A farmworker, civil rights activist and co-founder of the United Farm Workers of America, Cesar Chavez was nominated three times for the Nobel Peace Prize in recognition of his non-violent protest methods. Born in Yuma, Arizona, in 1927, the Mexican-American is played in the film by the actor Michael Peña. America Ferrera plays his wife Helen and John Malkovich is one of the exploitative farm owners.

“We tried to finance the film in the United States, but it was impossible,” says Luna, better known as an actor in Y Tu Mamá También, The Terminal and Milk. “We went through the normal kind of path that you go through with a studio and they said no – as simple as that. They said this is not sexy enough. In one studio they asked me if Antonio Banderas could play the role.”
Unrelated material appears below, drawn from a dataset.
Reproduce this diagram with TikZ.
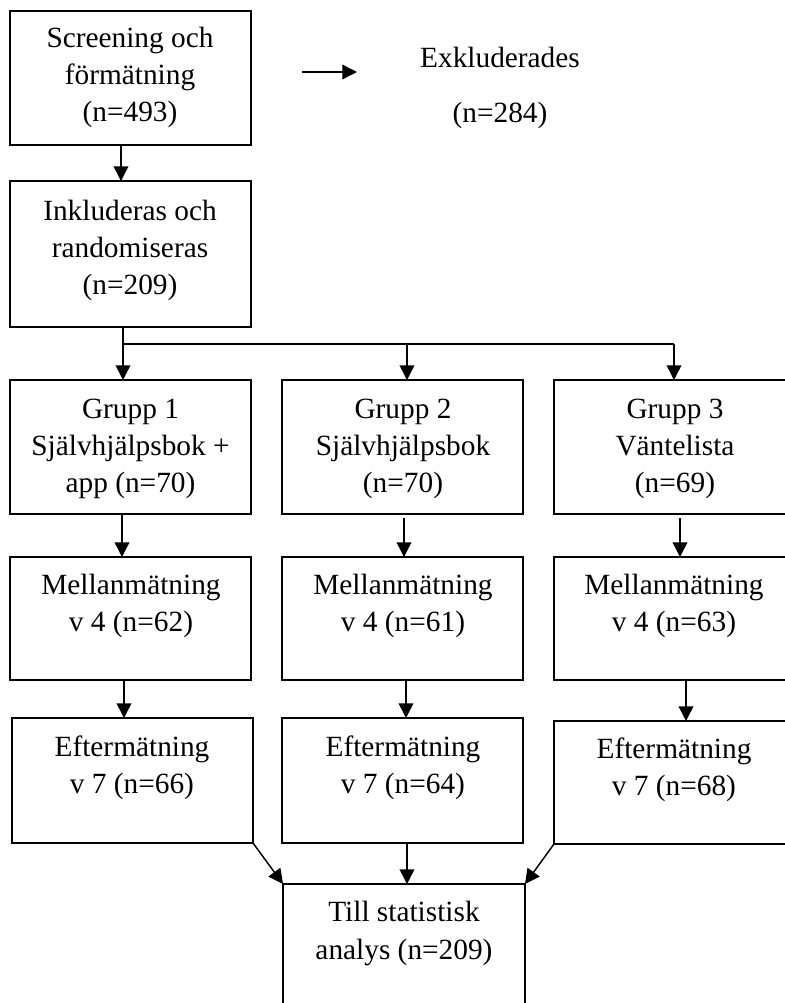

Luna believes that one reason Hollywood studios were scared of making a film about Chavez was because the exploitation of workers from certain backgrounds was a modern form of slavery – an “inconvenient truth”, he says. He contrasts the reaction in Hollywood with that in Mexico, where everyone wanted to make the film but no one had the money to finance it. Since Chavez died in 1993, he has become a major historical icon for the Latin community.

“Then we found our right partners,” says Luna, smiling. “Even though I always complain about how difficult it was to finance this movie, when Participant and Image Nation came on board we were with the right people – those who care about the people that we care about and want to get these stories out, because they do have an agenda and believe that immigration reform needs to happen and believe that there is a need for that community to be accepted and celebrated in the country.”